(Stored items from a collection)
┌──

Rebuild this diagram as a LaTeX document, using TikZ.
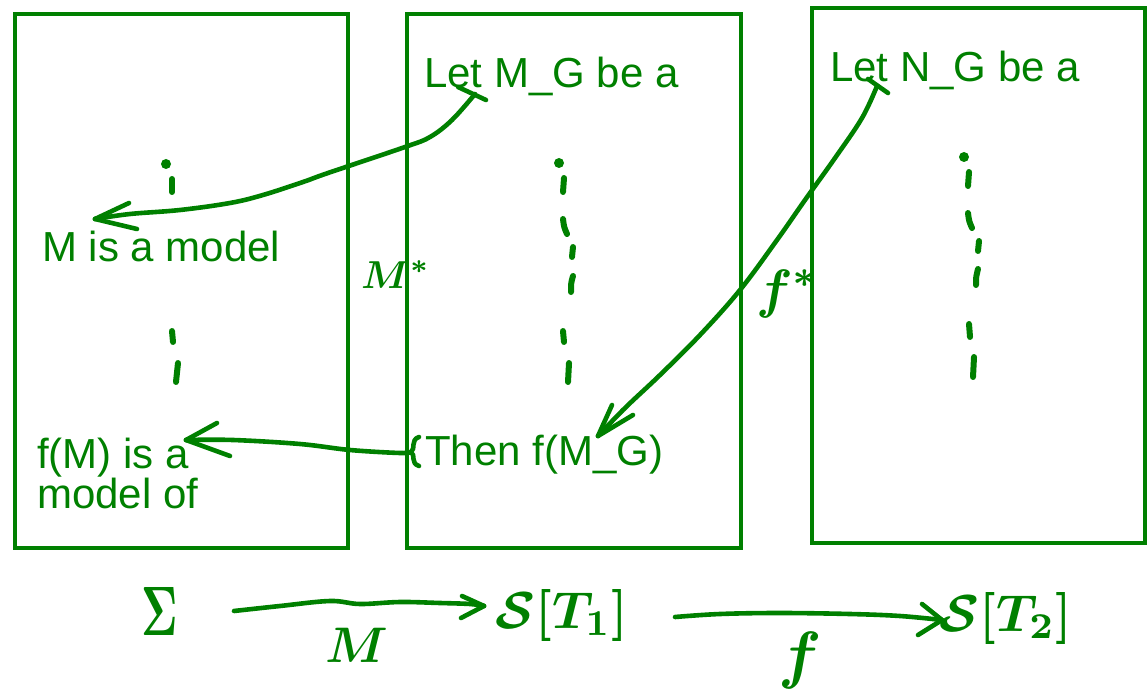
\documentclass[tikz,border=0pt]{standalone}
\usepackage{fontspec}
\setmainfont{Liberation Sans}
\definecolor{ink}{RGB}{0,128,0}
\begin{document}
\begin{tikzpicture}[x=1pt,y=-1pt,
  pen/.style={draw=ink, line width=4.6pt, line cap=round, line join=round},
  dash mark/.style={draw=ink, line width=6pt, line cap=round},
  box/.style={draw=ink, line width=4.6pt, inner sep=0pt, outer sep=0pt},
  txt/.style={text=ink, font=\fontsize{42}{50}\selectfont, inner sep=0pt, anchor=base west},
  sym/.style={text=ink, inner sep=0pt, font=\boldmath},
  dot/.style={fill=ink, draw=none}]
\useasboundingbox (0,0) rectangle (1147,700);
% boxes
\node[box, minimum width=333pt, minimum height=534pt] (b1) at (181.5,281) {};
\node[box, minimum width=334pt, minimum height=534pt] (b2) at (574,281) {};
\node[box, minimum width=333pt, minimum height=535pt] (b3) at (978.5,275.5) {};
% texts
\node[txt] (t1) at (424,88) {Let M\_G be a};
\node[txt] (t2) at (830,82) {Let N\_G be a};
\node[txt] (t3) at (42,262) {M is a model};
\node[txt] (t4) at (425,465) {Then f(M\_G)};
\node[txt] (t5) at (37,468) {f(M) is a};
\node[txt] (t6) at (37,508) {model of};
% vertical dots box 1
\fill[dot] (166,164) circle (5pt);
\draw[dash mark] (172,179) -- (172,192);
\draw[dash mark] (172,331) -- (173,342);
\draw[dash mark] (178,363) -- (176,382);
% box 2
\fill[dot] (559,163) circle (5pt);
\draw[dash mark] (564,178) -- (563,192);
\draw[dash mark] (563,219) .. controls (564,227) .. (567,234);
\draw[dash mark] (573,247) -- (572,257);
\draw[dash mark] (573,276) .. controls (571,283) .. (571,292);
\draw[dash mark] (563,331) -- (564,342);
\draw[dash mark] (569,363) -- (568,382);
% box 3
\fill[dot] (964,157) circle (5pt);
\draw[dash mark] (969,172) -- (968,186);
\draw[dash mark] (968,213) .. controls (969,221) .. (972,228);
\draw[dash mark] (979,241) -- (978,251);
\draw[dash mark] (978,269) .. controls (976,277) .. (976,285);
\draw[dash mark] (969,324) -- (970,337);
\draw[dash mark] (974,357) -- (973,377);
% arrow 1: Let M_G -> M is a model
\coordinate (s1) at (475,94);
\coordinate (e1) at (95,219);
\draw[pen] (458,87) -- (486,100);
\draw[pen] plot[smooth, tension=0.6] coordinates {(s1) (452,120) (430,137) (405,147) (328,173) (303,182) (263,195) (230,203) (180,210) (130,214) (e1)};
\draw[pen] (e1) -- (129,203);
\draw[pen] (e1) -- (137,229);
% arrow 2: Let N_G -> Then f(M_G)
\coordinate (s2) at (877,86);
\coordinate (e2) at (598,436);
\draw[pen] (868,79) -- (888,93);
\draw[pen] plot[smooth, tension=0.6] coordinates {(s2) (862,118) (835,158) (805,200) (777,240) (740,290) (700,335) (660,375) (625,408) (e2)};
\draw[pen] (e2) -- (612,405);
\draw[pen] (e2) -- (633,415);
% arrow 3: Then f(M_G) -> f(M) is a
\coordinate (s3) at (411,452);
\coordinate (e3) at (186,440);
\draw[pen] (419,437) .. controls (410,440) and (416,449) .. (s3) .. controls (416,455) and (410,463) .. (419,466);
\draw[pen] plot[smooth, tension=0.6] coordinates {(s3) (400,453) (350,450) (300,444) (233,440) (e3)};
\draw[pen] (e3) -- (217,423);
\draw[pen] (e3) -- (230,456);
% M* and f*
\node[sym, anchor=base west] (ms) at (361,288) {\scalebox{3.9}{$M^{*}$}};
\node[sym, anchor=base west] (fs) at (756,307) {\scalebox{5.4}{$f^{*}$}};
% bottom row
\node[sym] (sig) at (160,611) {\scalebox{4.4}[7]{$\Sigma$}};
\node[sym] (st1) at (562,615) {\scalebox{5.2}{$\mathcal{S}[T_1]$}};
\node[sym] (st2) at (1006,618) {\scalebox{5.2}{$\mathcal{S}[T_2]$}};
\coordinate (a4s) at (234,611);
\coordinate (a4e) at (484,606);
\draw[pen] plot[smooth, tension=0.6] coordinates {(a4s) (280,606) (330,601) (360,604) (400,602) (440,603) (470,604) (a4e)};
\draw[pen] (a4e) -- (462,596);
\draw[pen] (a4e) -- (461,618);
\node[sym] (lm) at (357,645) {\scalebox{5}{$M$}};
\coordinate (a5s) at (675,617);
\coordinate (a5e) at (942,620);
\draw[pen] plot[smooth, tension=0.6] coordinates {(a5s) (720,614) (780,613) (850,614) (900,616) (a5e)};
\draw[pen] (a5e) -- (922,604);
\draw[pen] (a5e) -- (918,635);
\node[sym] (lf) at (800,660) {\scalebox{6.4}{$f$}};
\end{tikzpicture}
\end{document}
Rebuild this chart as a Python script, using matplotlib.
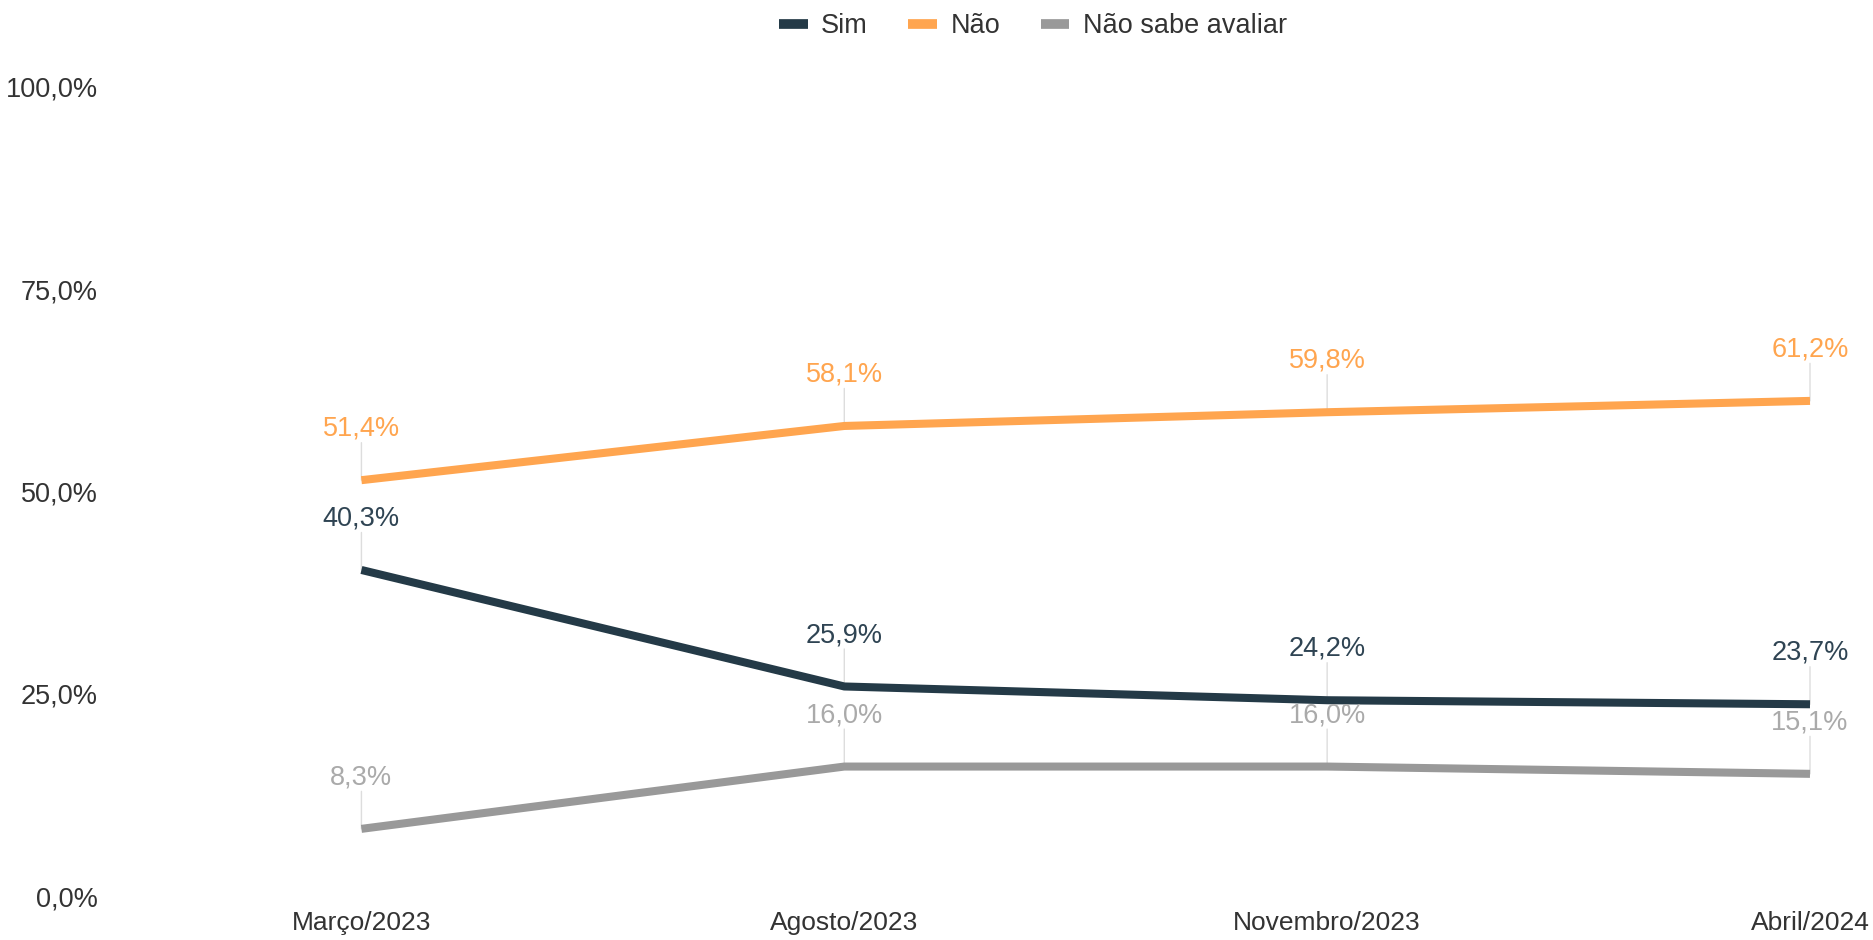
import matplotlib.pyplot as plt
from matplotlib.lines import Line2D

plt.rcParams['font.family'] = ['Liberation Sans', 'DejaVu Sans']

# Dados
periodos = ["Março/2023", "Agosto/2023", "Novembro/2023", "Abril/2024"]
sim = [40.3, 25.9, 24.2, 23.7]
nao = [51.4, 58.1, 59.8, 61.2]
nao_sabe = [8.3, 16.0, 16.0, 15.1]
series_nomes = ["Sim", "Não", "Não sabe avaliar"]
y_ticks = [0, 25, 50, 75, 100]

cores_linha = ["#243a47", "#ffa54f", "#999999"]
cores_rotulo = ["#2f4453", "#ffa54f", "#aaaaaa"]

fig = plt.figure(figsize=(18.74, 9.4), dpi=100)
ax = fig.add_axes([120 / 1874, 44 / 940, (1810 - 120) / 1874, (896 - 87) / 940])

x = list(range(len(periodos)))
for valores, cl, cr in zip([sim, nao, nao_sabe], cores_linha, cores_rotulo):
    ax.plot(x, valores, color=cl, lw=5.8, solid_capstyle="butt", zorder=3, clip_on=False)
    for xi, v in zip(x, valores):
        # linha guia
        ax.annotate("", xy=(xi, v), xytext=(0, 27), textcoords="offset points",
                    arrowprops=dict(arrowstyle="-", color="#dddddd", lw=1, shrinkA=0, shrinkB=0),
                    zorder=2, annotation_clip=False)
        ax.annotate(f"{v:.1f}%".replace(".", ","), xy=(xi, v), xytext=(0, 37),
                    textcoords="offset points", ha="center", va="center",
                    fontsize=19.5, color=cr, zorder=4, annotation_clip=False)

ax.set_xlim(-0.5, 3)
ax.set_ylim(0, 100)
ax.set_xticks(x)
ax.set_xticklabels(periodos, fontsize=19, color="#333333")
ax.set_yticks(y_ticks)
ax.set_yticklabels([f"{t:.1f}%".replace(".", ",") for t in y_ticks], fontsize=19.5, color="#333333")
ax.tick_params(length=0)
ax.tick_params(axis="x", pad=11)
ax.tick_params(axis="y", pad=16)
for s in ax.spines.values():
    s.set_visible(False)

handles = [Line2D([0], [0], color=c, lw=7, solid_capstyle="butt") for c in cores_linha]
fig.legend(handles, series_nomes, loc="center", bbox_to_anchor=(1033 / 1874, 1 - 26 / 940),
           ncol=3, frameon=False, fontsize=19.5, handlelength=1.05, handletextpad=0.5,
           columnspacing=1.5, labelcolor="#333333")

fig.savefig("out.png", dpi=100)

└──

Pictures excluded, quote all the data above exactly.

* _Solution to this exercise_
Rebuild this diagram as a LaTeX document, using TikZ.
\documentclass[tikz,border=0pt]{standalone}
\usepackage{fontspec}
\setmainfont{Liberation Sans}
\definecolor{ink}{RGB}{0,128,0}
\begin{document}
\begin{tikzpicture}[x=1pt,y=-1pt,
  pen/.style={draw=ink, line width=4.6pt, line cap=round, line join=round},
  dash mark/.style={draw=ink, line width=6pt, line cap=round},
  box/.style={draw=ink, line width=4.6pt, inner sep=0pt, outer sep=0pt},
  txt/.style={text=ink, font=\fontsize{42}{50}\selectfont, inner sep=0pt, anchor=base west},
  sym/.style={text=ink, inner sep=0pt, font=\boldmath},
  dot/.style={fill=ink, draw=none}]
\useasboundingbox (0,0) rectangle (1147,700);
% boxes
\node[box, minimum width=333pt, minimum height=534pt] (b1) at (181.5,281) {};
\node[box, minimum width=334pt, minimum height=534pt] (b2) at (574,281) {};
\node[box, minimum width=333pt, minimum height=535pt] (b3) at (978.5,275.5) {};
% texts
\node[txt] (t1) at (424,88) {Let M\_G be a};
\node[txt] (t2) at (830,82) {Let N\_G be a};
\node[txt] (t3) at (42,262) {M is a model};
\node[txt] (t4) at (425,465) {Then f(M\_G)};
\node[txt] (t5) at (37,468) {f(M) is a};
\node[txt] (t6) at (37,508) {model of};
% vertical dots box 1
\fill[dot] (166,164) circle (5pt);
\draw[dash mark] (172,179) -- (172,192);
\draw[dash mark] (172,331) -- (173,342);
\draw[dash mark] (178,363) -- (176,382);
% box 2
\fill[dot] (559,163) circle (5pt);
\draw[dash mark] (564,178) -- (563,192);
\draw[dash mark] (563,219) .. controls (564,227) .. (567,234);
\draw[dash mark] (573,247) -- (572,257);
\draw[dash mark] (573,276) .. controls (571,283) .. (571,292);
\draw[dash mark] (563,331) -- (564,342);
\draw[dash mark] (569,363) -- (568,382);
% box 3
\fill[dot] (964,157) circle (5pt);
\draw[dash mark] (969,172) -- (968,186);
\draw[dash mark] (968,213) .. controls (969,221) .. (972,228);
\draw[dash mark] (979,241) -- (978,251);
\draw[dash mark] (978,269) .. controls (976,277) .. (976,285);
\draw[dash mark] (969,324) -- (970,337);
\draw[dash mark] (974,357) -- (973,377);
% arrow 1: Let M_G -> M is a model
\coordinate (s1) at (475,94);
\coordinate (e1) at (95,219);
\draw[pen] (458,87) -- (486,100);
\draw[pen] plot[smooth, tension=0.6] coordinates {(s1) (452,120) (430,137) (405,147) (328,173) (303,182) (263,195) (230,203) (180,210) (130,214) (e1)};
\draw[pen] (e1) -- (129,203);
\draw[pen] (e1) -- (137,229);
% arrow 2: Let N_G -> Then f(M_G)
\coordinate (s2) at (877,86);
\coordinate (e2) at (598,436);
\draw[pen] (868,79) -- (888,93);
\draw[pen] plot[smooth, tension=0.6] coordinates {(s2) (862,118) (835,158) (805,200) (777,240) (740,290) (700,335) (660,375) (625,408) (e2)};
\draw[pen] (e2) -- (612,405);
\draw[pen] (e2) -- (633,415);
% arrow 3: Then f(M_G) -> f(M) is a
\coordinate (s3) at (411,452);
\coordinate (e3) at (186,440);
\draw[pen] (419,437) .. controls (410,440) and (416,449) .. (s3) .. controls (416,455) and (410,463) .. (419,466);
\draw[pen] plot[smooth, tension=0.6] coordinates {(s3) (400,453) (350,450) (300,444) (233,440) (e3)};
\draw[pen] (e3) -- (217,423);
\draw[pen] (e3) -- (230,456);
% M* and f*
\node[sym, anchor=base west] (ms) at (361,288) {\scalebox{3.9}{$M^{*}$}};
\node[sym, anchor=base west] (fs) at (756,307) {\scalebox{5.4}{$f^{*}$}};
% bottom row
\node[sym] (sig) at (160,611) {\scalebox{4.4}[7]{$\Sigma$}};
\node[sym] (st1) at (562,615) {\scalebox{5.2}{$\mathcal{S}[T_1]$}};
\node[sym] (st2) at (1006,618) {\scalebox{5.2}{$\mathcal{S}[T_2]$}};
\coordinate (a4s) at (234,611);
\coordinate (a4e) at (484,606);
\draw[pen] plot[smooth, tension=0.6] coordinates {(a4s) (280,606) (330,601) (360,604) (400,602) (440,603) (470,604) (a4e)};
\draw[pen] (a4e) -- (462,596);
\draw[pen] (a4e) -- (461,618);
\node[sym] (lm) at (357,645) {\scalebox{5}{$M$}};
\coordinate (a5s) at (675,617);
\coordinate (a5e) at (942,620);
\draw[pen] plot[smooth, tension=0.6] coordinates {(a5s) (720,614) (780,613) (850,614) (900,616) (a5e)};
\draw[pen] (a5e) -- (922,604);
\draw[pen] (a5e) -- (918,635);
\node[sym] (lf) at (800,660) {\scalebox{6.4}{$f$}};
\end{tikzpicture}
\end{document}
Rebuild this chart as a Python script, using matplotlib.
import matplotlib.pyplot as plt
from matplotlib.lines import Line2D

plt.rcParams['font.family'] = ['Liberation Sans', 'DejaVu Sans']

# Dados
periodos = ["Março/2023", "Agosto/2023", "Novembro/2023", "Abril/2024"]
sim = [40.3, 25.9, 24.2, 23.7]
nao = [51.4, 58.1, 59.8, 61.2]
nao_sabe = [8.3, 16.0, 16.0, 15.1]
series_nomes = ["Sim", "Não", "Não sabe avaliar"]
y_ticks = [0, 25, 50, 75, 100]

cores_linha = ["#243a47", "#ffa54f", "#999999"]
cores_rotulo = ["#2f4453", "#ffa54f", "#aaaaaa"]

fig = plt.figure(figsize=(18.74, 9.4), dpi=100)
ax = fig.add_axes([120 / 1874, 44 / 940, (1810 - 120) / 1874, (896 - 87) / 940])

x = list(range(len(periodos)))
for valores, cl, cr in zip([sim, nao, nao_sabe], cores_linha, cores_rotulo):
    ax.plot(x, valores, color=cl, lw=5.8, solid_capstyle="butt", zorder=3, clip_on=False)
    for xi, v in zip(x, valores):
        # linha guia
        ax.annotate("", xy=(xi, v), xytext=(0, 27), textcoords="offset points",
                    arrowprops=dict(arrowstyle="-", color="#dddddd", lw=1, shrinkA=0, shrinkB=0),
                    zorder=2, annotation_clip=False)
        ax.annotate(f"{v:.1f}%".replace(".", ","), xy=(xi, v), xytext=(0, 37),
                    textcoords="offset points", ha="center", va="center",
                    fontsize=19.5, color=cr, zorder=4, annotation_clip=False)

ax.set_xlim(-0.5, 3)
ax.set_ylim(0, 100)
ax.set_xticks(x)
ax.set_xticklabels(periodos, fontsize=19, color="#333333")
ax.set_yticks(y_ticks)
ax.set_yticklabels([f"{t:.1f}%".replace(".", ",") for t in y_ticks], fontsize=19.5, color="#333333")
ax.tick_params(length=0)
ax.tick_params(axis="x", pad=11)
ax.tick_params(axis="y", pad=16)
for s in ax.spines.values():
    s.set_visible(False)

handles = [Line2D([0], [0], color=c, lw=7, solid_capstyle="butt") for c in cores_linha]
fig.legend(handles, series_nomes, loc="center", bbox_to_anchor=(1033 / 1874, 1 - 26 / 940),
           ncol=3, frameon=False, fontsize=19.5, handlelength=1.05, handletextpad=0.5,
           columnspacing=1.5, labelcolor="#333333")

fig.savefig("out.png", dpi=100)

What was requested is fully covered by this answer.